This course provides a comprehensive treatment of the field theoretical approach to the Standard Model of particle physics; it is taught in two parallel threads.
The QED and QCD thread begins with path integral quantisation and renormalisation of Quantum Electrodynamics (QED). It then moves on to a detailed study of Quantum Chromodynamics (QCD), beginning with quantisation, Feynman rules and renormalisation, and then applying a wide range of topics in modern perturbative QCD to collider physics, including deep inelastic scattering and Higgs production.
The electroweak physics and lattice field theory thread focuses on the field theoretical construction and application of the standard model of particle physics, including the Goldstone theorem and the Higgs mechanism, weak decays and flavour physics. Further focus is on detailed calculations in perturbation theory and comparison with experiment. The final part of the course provides an introduction to non-perturbative methods via lattice field theory.

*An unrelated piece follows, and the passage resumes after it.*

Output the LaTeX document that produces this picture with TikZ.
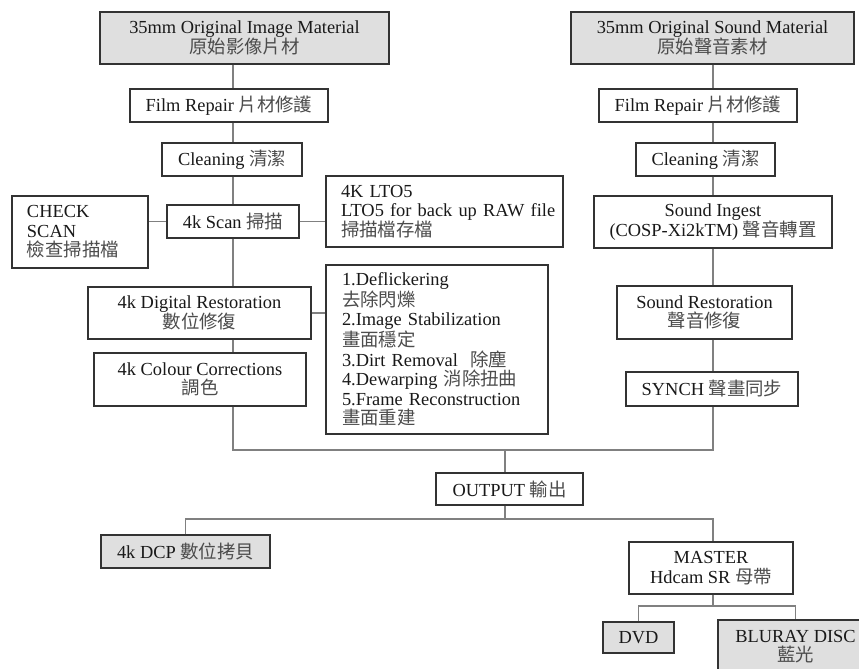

Each thread will have two hours of lectures and two hours of tutorial workshops every week, giving a total of 40 lecture hours and 40 tutorial hours. Students are expected to engage with the material presented in lectures by working through and discussing weekly formative problem sheets in the tutorial sessions. There will be a total of 4 summative hand-ins, which will be marked and individual written feedback provided on each. Individual feedback will also be administered verbally during tutorial sessions.
The SUPACOP lectures provide the common core for all particle physics students in semester 2. The course covers three main subject areas:
- Electroweak and Higgs Physics
- Beyond the Standard Model (BSM) Physics (including Supersymmetry)
The objective of the course is to provide a general overview of theoretical, phenomenological and experimental aspects of electroweak theory, QCD and BSM physics, concentrating on the most influential and/or recent measurements from colliders.
- An introduction to lepton and hadron collider basics: kinematics, PDFs, Monte Carlo methods, jets, triggering and reconstruction, experimental techniques
- Results from LEP and Tevatron and on W, Z, top and Higgs searches
- LHC physics: Standard Model and QCD results; BSM searches; the Higgs discovery
- The BSM part of the course will introduce the concept of naturalness in the context of supersymmetry, supersymmetry breaking, and compositeness.
Hours Equivalent Credit: 8
This course provides students with an opportunity to investigate current topics of interest relating to current Particle Physics research, and to present them. Presentations are recorded and participants receive staff and peer feedback.
Hours Equivalent Credit: 14 (14 lecture hours in 7 two-hour sessions)
Assessment: Continuous Assessment
Flavour Physics attempts to answer some of the most profound open questions in modern physics, such as how do we understand the pattern of masses in the Standard Model and what is the origin of CP violation. This introduction to Flavour Physics consists of two parts, dealing separately with Flavour Physics of the quark and lepton sectors.
Hours Equivalent Credit: 6
The course will provide an introduction into the methods of lattice QCD. In particular, we will discuss gluon actions, algorithms, quarks on the lattice, algorithms for that, how to do a lattice calculation, systematic errors and recent results.